Solar Photovoltaics and CIGS
Electrical Energy
Worldwide demand for electricity is expected to significantly increase over the next 20 years. The Energy Information Administration of the U.S. Department of Energy estimates that world net electricity consumption will nearly double by 2025.
The overwhelming majority of electricity is currently produced using hydrocarbon sources (natural gas, coal, petroleum). Volatile prices and environmental and political concerns pertaining to fossil fuels have increased interest in electricity created using renewable, clean energy sources such as solar.
The Opportunity
According to the US Department of Energy, PV systems presently represent less than 1% of world energy production and are being adopted as a means to address both rural electrification in remote areas and as supplemental energy sources in grid-connected areas of the world. The market for PV products worldwide has increased over the last six years at an average annual growth rate of over 40%, driven by major governmental incentive programs in Germany, Japan and the United States. The market for PV systems reached approximately two Gigawatts (2 GW) in 2006, with a total installed base of approximately seven GW. By 2010, analyst predictions suggest the annual product market size could range from 5-15 GW worldwide. Some industry analysts postulate an industry potential of up to $1 trillion dollars by 2025.
Solar Photovoltaics
Solar cells work by absorbing light and converting it to electrical power, referred to as the photovoltaic effect. The majority of commercial solar cells in use today are made of silicon, the same semiconductor material used in the microelectronics industry. In addition to the semiconductor materials, solar cells consist of a top and bottom electrical contact to move the electricity out of the solar cell. The performance of a solar cell is measured in terms of its efficiency in converting sunlight into electricity. Typical commercial solar cells have an efficiency ranging between 6% and 18%, meaning that for every 1,000 watts of sunlight striking a solar module, 60 to 180 watts of electricity will be produced.
The bulk of today's market is served with expensive Silicon semiconductor wafer material, which shares its demand with the volatile integrated circuit industry. Recent supply shortages and uncertain raw material costs continue to suggest a demand that far out paces the supply in the next 5-10 years.
Photo Courtesy: Blitzstrom Thin Film Installation
Thin Films
Solar cells and modules made from certain thin film semiconductors have shown to be much less expensive to produce in larger volume requiring much less raw material to produce than silicon based PV cells. Extensive research and development on thin film cells has been conducted for more than 30 years, and recent advances in manufacturing and product commercialization have increased worldwide share of thin film PV to over 7% in 2006.

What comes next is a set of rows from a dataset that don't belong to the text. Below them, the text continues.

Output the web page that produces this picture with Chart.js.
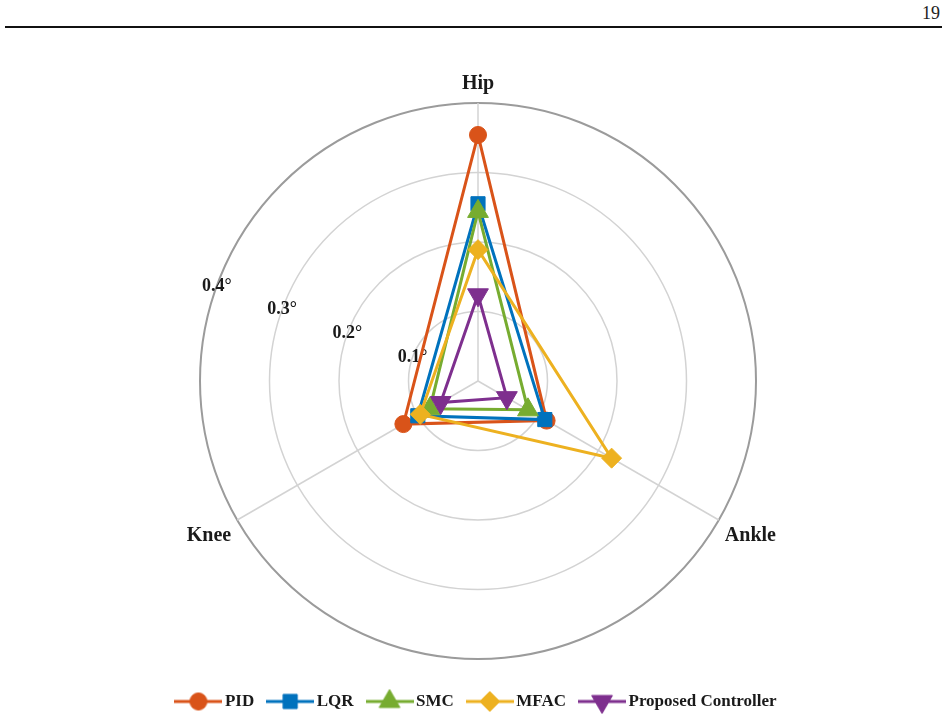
<!DOCTYPE html>
<html>
<head>
<meta charset="utf-8">
<title>Tracking error radar</title>
<script src="https://cdn.jsdelivr.net/npm/chart.js@4.4.0/dist/chart.umd.min.js"></script>
<style>
  html, body { margin: 0; padding: 0; background: #fff; }
  #page { position: relative; width: 948px; height: 720px; overflow: hidden; }
  #pageNo { position: absolute; right: 8px; top: 3px; font: 18px "Liberation Serif", serif; color: #222; }
  #rule { position: absolute; left: 5px; right: 6px; top: 26px; border-top: 2px solid #111; }
  #chartRadar { position: absolute; left: 0; top: 0; }
</style>
</head>
<body>
<div id="page">
  <div id="pageNo">19</div>
  <div id="rule"></div>
  <canvas id="chartRadar" width="948" height="720"></canvas>
</div>
<script>
// sumbu (searah jarum jam dari atas)
const joints = ['Hip', 'Ankle', 'Knee'];

// nilai error per controller (derajat)
const pidValues = [0.354, 0.114, 0.124];
const lqrValues = [0.255, 0.111, 0.100];
const smcValues = [0.244, 0.083, 0.080];
const mfacValues = [0.189, 0.222, 0.096];
const proposedValues = [0.124, 0.048, 0.062];

const tickValues = [0.1, 0.2, 0.3, 0.4];
const tickLabels = ['0.1°', '0.2°', '0.3°', '0.4°'];

const SERIF = '"Liberation Serif", "Times New Roman", serif';
const TICK_ANGLE = -160 * Math.PI / 180;

const series = [
    { label: 'PID', data: pidValues, color: '#D95319', style: 'circle', radius: 8.5, rotation: 0 },
    { label: 'LQR', data: lqrValues, color: '#0072BD', style: 'rect', radius: 10, rotation: 0 },
    { label: 'SMC', data: smcValues, color: '#77AC30', style: 'triangle', radius: 12, rotation: 0 },
    { label: 'MFAC', data: mfacValues, color: '#EDB120', style: 'rectRot', radius: 10, rotation: 0 },
    { label: 'Proposed Controller', data: proposedValues, color: '#7E2F8E', style: 'triangle', radius: 12, rotation: 180 }
];

// gambar ikon legend: garis + marker
function legendIcon(s) {
    const c = document.createElement('canvas');
    c.width = 48;
    c.height = 28;
    const g = c.getContext('2d');
    g.strokeStyle = s.color;
    g.fillStyle = s.color;
    g.lineWidth = 3;
    g.beginPath();
    g.moveTo(0, 14);
    g.lineTo(48, 14);
    g.stroke();
    g.lineWidth = 1;
    Chart.helpers.drawPoint(g, { pointStyle: s.style, radius: s.radius, rotation: s.rotation, borderWidth: 1 }, 24, 14);
    return c;
}

// label tick radial ditaruh miring ke kiri atas, teks tidak diputar
const tickLabelPlugin = {
    id: 'tickLabelPlugin',
    beforeDatasetsDraw(chart) {
        const scale = chart.scales.r;
        const ctx = chart.ctx;
        ctx.save();
        ctx.font = 'bold 18px ' + SERIF;
        ctx.fillStyle = '#1a1a1a';
        ctx.textAlign = 'center';
        ctx.textBaseline = 'middle';
        tickValues.forEach((v, i) => {
            const d = scale.getDistanceFromCenterForValue(v);
            ctx.fillText(tickLabels[i], scale.xCenter + d * Math.cos(TICK_ANGLE), scale.yCenter + d * Math.sin(TICK_ANGLE));
        });
        ctx.restore();
    }
};

const icons = series.map(legendIcon);

new Chart(document.getElementById('chartRadar').getContext('2d'), {
    type: 'radar',
    data: {
        labels: joints,
        datasets: series.map((s, i) => ({
            label: s.label,
            data: s.data,
            order: series.length - i,
            borderColor: s.color,
            backgroundColor: s.color,
            fill: false,
            borderWidth: 3,
            tension: 0,
            pointStyle: s.style,
            pointRadius: s.radius,
            pointRotation: s.rotation,
            pointBackgroundColor: s.color,
            pointBorderColor: s.color,
            pointBorderWidth: 1
        }))
    },
    options: {
        responsive: false,
        animation: false,
        devicePixelRatio: 1,
        layout: { padding: { top: 57, bottom: 0, left: 9, right: 0 } },
        plugins: {
            tooltip: { enabled: false },
            legend: {
                position: 'bottom',
                labels: {
                    usePointStyle: true,
                    pointStyleWidth: 36,
                    padding: 18,
                    color: '#1a1a1a',
                    font: { family: SERIF, size: 17, weight: 'bold' },
                    generateLabels: () => series.map((s, i) => ({
                        text: s.label,
                        datasetIndex: i,
                        pointStyle: icons[i],
                        fillStyle: s.color,
                        strokeStyle: s.color,
                        lineWidth: 0,
                        fontColor: '#1a1a1a'
                    }))
                }
            }
        },
        scales: {
            r: {
                min: 0,
                max: 0.4,
                startAngle: 0,
                ticks: { display: false, stepSize: 0.1 },
                grid: {
                    circular: true,
                    color: c => (c.tick && c.tick.value >= 0.4 ? '#9b9b9b' : '#d3d3d3'),
                    lineWidth: c => (c.tick && c.tick.value >= 0.4 ? 2 : 1.5)
                },
                angleLines: { color: '#d3d3d3', lineWidth: 1.5 },
                pointLabels: {
                    color: '#1a1a1a',
                    padding: 7,
                    font: { family: SERIF, size: 20, weight: 'bold' }
                }
            }
        }
    },
    plugins: [tickLabelPlugin]
});
</script>
</body>
</html>
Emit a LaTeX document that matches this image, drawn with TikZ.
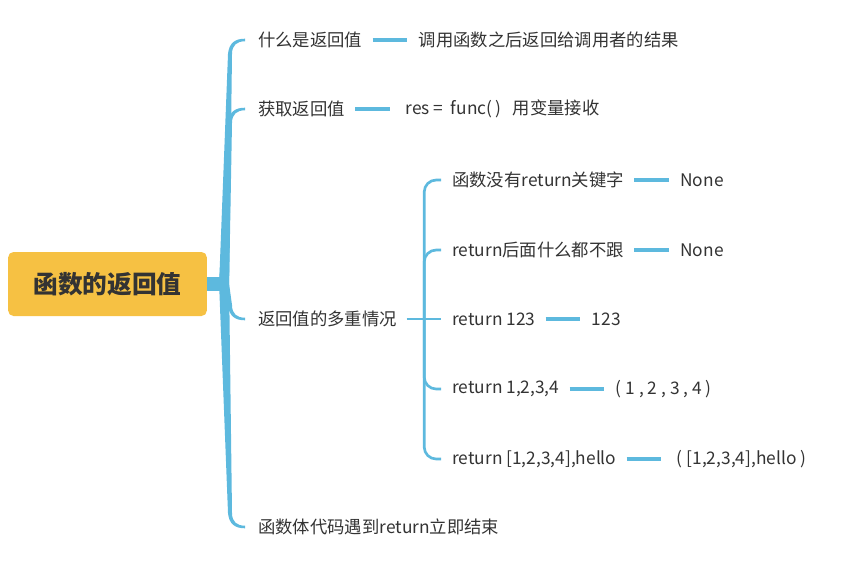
\documentclass[tikz,border=0pt]{standalone}
\usepackage{fontspec}
\setmainfont{Noto Sans CJK SC}
\usepackage{tikz}
\usetikzlibrary{positioning,calc}
\definecolor{mapblue}{RGB}{93,185,222}
\definecolor{mapgold}{RGB}{246,193,67}
\definecolor{maptext}{RGB}{51,51,51}

% tapered branch from the hub to a main topic (#2 = 1 up, -1 down)
\newcommand{\branchto}[2]{%
  \fill[mapblue] ($(hub)+(-3,0)$) -- ($(#1.west)+(-30,{#2*14})$)
    .. controls ($(#1.west)+(-29,{#2*3})$) and ($(#1.west)+(-23,{#2*-1.3})$) .. ($(#1.west)+(-13,{#2*-1.3})$)
    -- ($(#1.west)+(-13,{#2*1.3})$)
    .. controls ($(#1.west)+(-21,{#2*1.3})$) and ($(#1.west)+(-26,{#2*5})$) .. ($(#1.west)+(-26,{#2*14})$)
    -- ($(hub)+(7,0)$) -- cycle;}

\begin{document}
\begin{tikzpicture}[
    x=0.75pt,y=-0.75pt,
    node distance=42pt,
    topic/.style={inner sep=0pt,anchor=west,text=maptext,font=\fontsize{13}{15}\selectfont},
    rootbox/.style={draw=none,fill=mapgold,rounded corners=4pt,minimum width=149pt,minimum height=48pt,
      text=maptext,font=\fontsize{18.5}{22}\selectfont\bfseries},
    leafline/.style={mapblue,line width=2.5pt,shorten <=7.5pt,shorten >=8.5pt},
    sub/.style={mapblue,line width=2pt,rounded corners=9pt}
  ]
  \useasboundingbox (0,0) rectangle (856,571);

  \node[rootbox] (root) at (107.5,284) {函数的返回值};
  \coordinate (hub) at ($(root.east)+(15,0)$);

  % main topics
  \node[topic] (m1) at (258,40) {什么是返回值};
  \node[topic] (m2) at (258,109) {获取返回值};
  \node[topic] (m3) at (258,319) {返回值的多重情况};
  \node[topic] (m4) at (258,527) {函数体代码遇到return立即结束};

  \node[topic,right=of m1] (l1) {调用函数之后返回给调用者的结果};
  \node[topic,right=of m2,xshift=3pt] (l2) {res = \ func(\,)\ \ \ 用变量接收};

  % cases
  \node[topic] (s1) at (452,180) {函数没有return关键字};
  \node[topic] (s2) at (452,250) {return后面什么都不跟};
  \node[topic] (s3) at (452,319) {return 123};
  \node[topic] (s4) at (452,389) {return 1,2,3,4};
  \node[topic] (s5) at (452,459) {return [1,2,3,4],hello};
  \coordinate (hub2) at ($(m3.east)+(27,0)$);

  \node[topic,right=of s1] (r1) {None};
  \node[topic,right=of s2] (r2) {None};
  \node[topic,right=of s3] (r3) {123};
  \node[topic,right=of s4] (r4) {( 1 , 2 , 3 , 4 )};
  \node[topic,right=of s5,xshift=3pt] (r5) {( [1,2,3,4],hello )};

  % branches
  \fill[mapblue] ($(root.east)+(0,-7)$) rectangle ($(hub)+(4,7)$);
  \branchto{m1}{1}
  \branchto{m2}{1}
  \branchto{m3}{-1}
  \branchto{m4}{-1}

  \foreach \s in {s1,s2,s4,s5}
    \draw[sub] (hub2) |- ($(\s.west)+(-11,0)$);
  \draw[mapblue,line width=2pt,shorten <=7pt,shorten >=8pt] (m3.east) -- (s3.west);

  \draw[leafline] (m1.east) -- (l1.west);
  \draw[leafline] (m2.east) -- ($(l2.west)+(-4,0)$);
  \draw[leafline] (s1.east) -- (r1.west);
  \draw[leafline] (s2.east) -- (r2.west);
  \draw[leafline] (s3.east) -- (r3.west);
  \draw[leafline] (s4.east) -- (r4.west);
  \draw[leafline] (s5.east) -- ($(r5.west)+(-4,0)$);
\end{tikzpicture}
\end{document}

Thin film PV products exhibit the following attributes:
- Scaleable, low cost manufacturing: Thin film solar cells and modules require a structural "substrate" to support them, such as glass, plastic or metal sheets or foils. Applying the films on these substrates creates a range of manufacturing options that enables continuous and scaleable manufacturing. As much of the equipment to process these substrates is used in other industries, the capital expenditure required to establish large-volume thin film PV product manufacturing plants enables rapid capacity expansion and lowers the cost per watt of products.
- Lower material cost: The substrate and raw materials used in thin film PV products are less expensive than the cost of most semiconductor materials. With increasing thin film manufacturing capacity and process yield improvements product costs are reduced.
- Configurable form factors: Based on the use of a variety of substrates, thin film PV modules can be configured into a number of different form factors to enable a variety of market applications. In particular, flexible thin film modules could enable a new range of products for unique BIPV applications.
- Performance attributes: Thin film PV technologies are generally less efficient than modules made with Silicon. However, thin film PV technologies do exhibit performance advantages in generating energy in low light level and increased temperature environments. This positions them particularly well for applications in regions with less direct sunlight, such as in Northern Europe.
CIGS
Of the three thin film technologies currently being commercialized, solar cells and modules based on copper indium gallium di-selenide (CIGS) have shown the highest laboratory electrical conversion efficiency, can be produced on multiple substrates (glass or foils) , and hold promise for low cost highly scalable manufacturing.